As soon as you add another consumer to the queue - it will pick up the next available message.
If the first consumer does not acknowledge the message; then multiple workers will be able to work on the same message as it will remain on the queue.
So make sure you are correctly acknowledging the messages:
By default, RabbitMQ will send each message to the next consumer, in
sequence. On average every consumer will get the same number of
messages. This way of distributing messages is called round-robin.
[...]
There aren't any message timeouts; RabbitMQ will redeliver the message
only when the worker connection dies. It's fine even if processing a
message takes a very, very long time.
Depending on the nature of the task, you may be able to split the work between multiple processes by creating a priority queue; which is used by C1 (a consumer) to get additional resources. In this case you'll have to have workers ready and listening on the separate priority queue; thus creating a sub-queue where T1 (a task) is being processed.

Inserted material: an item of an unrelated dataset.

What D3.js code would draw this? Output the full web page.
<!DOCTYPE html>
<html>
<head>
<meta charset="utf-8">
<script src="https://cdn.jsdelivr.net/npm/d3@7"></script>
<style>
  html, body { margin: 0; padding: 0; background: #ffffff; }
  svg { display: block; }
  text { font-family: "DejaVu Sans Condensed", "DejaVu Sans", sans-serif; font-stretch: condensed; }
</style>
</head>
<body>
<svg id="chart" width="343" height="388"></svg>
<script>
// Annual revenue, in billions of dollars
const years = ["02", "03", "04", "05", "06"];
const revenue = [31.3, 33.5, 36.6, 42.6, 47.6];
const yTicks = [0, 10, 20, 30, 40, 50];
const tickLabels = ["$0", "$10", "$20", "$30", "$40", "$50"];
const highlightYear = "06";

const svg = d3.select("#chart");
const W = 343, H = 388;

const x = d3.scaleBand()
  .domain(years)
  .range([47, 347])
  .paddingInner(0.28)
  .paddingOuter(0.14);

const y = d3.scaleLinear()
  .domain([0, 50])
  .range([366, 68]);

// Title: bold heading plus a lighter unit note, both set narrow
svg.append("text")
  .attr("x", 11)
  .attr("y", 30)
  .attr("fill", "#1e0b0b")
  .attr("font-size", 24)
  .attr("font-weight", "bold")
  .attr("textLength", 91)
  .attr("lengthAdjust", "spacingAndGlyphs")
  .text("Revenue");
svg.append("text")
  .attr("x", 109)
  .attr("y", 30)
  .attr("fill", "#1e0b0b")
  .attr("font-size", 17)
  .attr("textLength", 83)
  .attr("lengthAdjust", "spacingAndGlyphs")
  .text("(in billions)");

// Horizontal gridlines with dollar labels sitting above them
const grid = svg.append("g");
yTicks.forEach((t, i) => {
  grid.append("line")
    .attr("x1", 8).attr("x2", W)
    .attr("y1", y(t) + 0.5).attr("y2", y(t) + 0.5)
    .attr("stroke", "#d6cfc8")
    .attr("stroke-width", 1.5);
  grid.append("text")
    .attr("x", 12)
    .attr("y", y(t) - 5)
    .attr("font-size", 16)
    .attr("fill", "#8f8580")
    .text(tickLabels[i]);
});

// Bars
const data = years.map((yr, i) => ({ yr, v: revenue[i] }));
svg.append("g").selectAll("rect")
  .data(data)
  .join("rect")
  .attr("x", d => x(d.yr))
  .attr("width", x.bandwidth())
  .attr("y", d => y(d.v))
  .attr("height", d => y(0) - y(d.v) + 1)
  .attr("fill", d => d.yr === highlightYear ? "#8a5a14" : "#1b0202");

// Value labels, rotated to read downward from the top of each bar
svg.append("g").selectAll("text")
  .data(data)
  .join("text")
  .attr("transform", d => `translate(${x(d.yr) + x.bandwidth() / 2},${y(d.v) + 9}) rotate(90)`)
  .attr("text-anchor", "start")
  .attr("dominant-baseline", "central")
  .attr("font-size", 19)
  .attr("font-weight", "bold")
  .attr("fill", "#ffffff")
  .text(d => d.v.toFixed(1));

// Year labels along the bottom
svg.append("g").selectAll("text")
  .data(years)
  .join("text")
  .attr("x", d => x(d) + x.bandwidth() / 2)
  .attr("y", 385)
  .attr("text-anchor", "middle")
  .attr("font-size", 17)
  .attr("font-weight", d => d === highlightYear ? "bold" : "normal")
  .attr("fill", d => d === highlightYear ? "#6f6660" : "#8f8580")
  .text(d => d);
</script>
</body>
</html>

However, in other to do this, the initial C1 has to make sure the task is no longer available by acknowledging its receipt.

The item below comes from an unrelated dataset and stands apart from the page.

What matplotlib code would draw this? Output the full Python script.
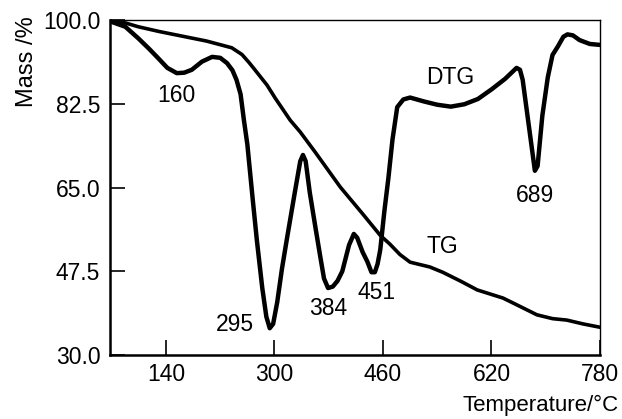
import matplotlib
matplotlib.use("Agg")
from matplotlib import pyplot as plt

# DTG trace (temperature in degC, plotted on the mass scale)
dtg_temp = [60, 80, 99, 115, 128, 142, 156, 167, 178, 193, 208, 220, 230, 238, 244, 250,
            255, 260, 268, 274, 282, 288, 293, 298, 304, 311, 318, 330, 338, 342, 346, 352,
            360, 367, 373, 379, 386, 393, 400, 410, 417, 422, 430, 437, 443, 448, 452, 456,
            462, 468, 474, 481, 490, 500, 520, 540, 560, 580, 600, 620, 640, 657, 662, 666,
            675, 684, 688, 695, 703, 710, 718, 726, 732, 740, 750, 765, 780]
dtg_val = [99.6, 98.6, 96.2, 94.0, 92.1, 90.0, 88.9, 89.0, 89.6, 91.3, 92.3, 92.1, 91.0, 89.5,
           87.5, 84.5, 79.0, 74.0, 62.4, 54.0, 44.0, 38.0, 35.6, 36.5, 41.0, 48.0, 54.0, 64.0,
           70.5, 71.8, 70.5, 64.0, 57.0, 51.0, 46.0, 44.0, 44.3, 45.5, 47.5, 53.0, 55.3, 54.5,
           51.5, 49.5, 47.3, 47.3, 49.0, 52.0, 60.0, 67.0, 75.0, 81.8, 83.4, 83.8, 83.0, 82.3,
           81.9, 82.4, 83.5, 85.5, 87.7, 90.0, 89.6, 87.5, 78.0, 68.5, 69.5, 80.0, 88.0, 92.7,
           94.5, 96.5, 97.0, 96.8, 95.8, 95.0, 94.8]

# TG trace (mass %)
tg_temp = [58, 80, 99, 130, 172, 200, 237, 252, 262, 270, 289, 301, 323, 338, 360, 397,
           430, 456, 470, 485, 500, 529, 548, 575, 599, 637, 660, 687, 710, 731, 755, 780]
tg_mass = [100.0, 99.4, 98.6, 97.6, 96.4, 95.6, 94.2, 92.8, 91.2, 89.8, 86.4, 83.7, 79.1,
           76.6, 72.4, 65.1, 59.5, 55.0, 53.2, 51.0, 49.4, 48.4, 47.3, 45.4, 43.6, 41.9,
           40.3, 38.4, 37.6, 37.3, 36.5, 35.8]

# peak annotations: text, x, y
peak_labels = ["160", "295", "384", "451", "689", "DTG", "TG"]
peak_x = [156, 242, 379, 451, 684, 559, 547]
peak_y = [84.3, 36.3, 39.8, 43.0, 63.4, 87.9, 52.6]

x_ticks = [140, 300, 460, 620, 780]
y_ticks = [30.0, 47.5, 65.0, 82.5, 100.0]

plt.rcParams['font.family'] = ['Liberation Sans', 'DejaVu Sans']

fig = plt.figure(figsize=(6.22, 4.19), dpi=100)
ax = fig.add_axes([0.1768, 0.1527, 0.7878, 0.7995])

ax.plot(dtg_temp, dtg_val, color='black', lw=3.2, solid_joinstyle='round', solid_capstyle='round')
ax.plot(tg_temp, tg_mass, color='black', lw=2.6, solid_joinstyle='round', solid_capstyle='round')

for txt, x, y in zip(peak_labels, peak_x, peak_y):
    ax.text(x, y, txt, fontsize=16.5, ha='center', va='center')

ax.set_xlim(57.4, 780)
ax.set_ylim(30, 100)
ax.set_xticks(x_ticks)
ax.set_yticks(y_ticks)
ax.set_yticklabels(["{:.1f}".format(v) for v in y_ticks])
ax.tick_params(direction='in', length=11, width=1.2, labelsize=16.5)
ax.tick_params(axis='x', pad=6)
ax.tick_params(axis='y', pad=7)

for side in ['left', 'bottom']:
    ax.spines[side].set_linewidth(1.8)
for side in ['top', 'right']:
    ax.spines[side].set_linewidth(1.0)

fig.text(27 / 622, 0.852, "Mass /%", rotation=90, fontsize=17, ha='center', va='center')
fig.text(619 / 622, 0.033, "Temperature/°C", fontsize=16, ha='right', va='center')

fig.savefig("out.png", dpi=100)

I think that your problem is that you are creating a new Queue for each consumer. When you call
result = channel.queue_declare(exclusive=True)

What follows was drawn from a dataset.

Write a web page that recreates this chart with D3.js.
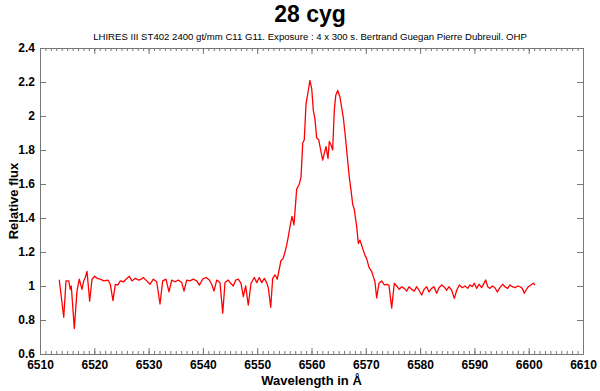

queue_name = result.method.queue
in your consumer, this declares a new queue, tells RabbitMQ to generate a unique name for it, and marks it for exclusive use by the channel in the consumer that is calling it. That means that each consumer will have its own queue.
You then bind each new Queue to the exchange using the severity as a routing key. When a message comes into a direct Exchange, RabbitMQ will route a copy of it to every Queue that is bound with a matching routing key. There is no round-robin across the Queues. Each consumer will get a copy of the message, which is what you are observing.
I believe what you want to do is have each consumer use the same name for the queue, specify the name in the queue_declare, and don't make it exclusive. Then all the consumers will be listening to the same queue. The messages will be delivered to one of the consumers, basically in a round-robin fashion.
The producer (the emit_log.py program) doesn't declare or bind the queue - it doesn't have to, but if the binding isn't established before the message is sent, it will be discarded. If you are using a fixed queue, you can have the producer set it up as well, just be sure to use the same parameters (e.g. queue_name) as the consumer.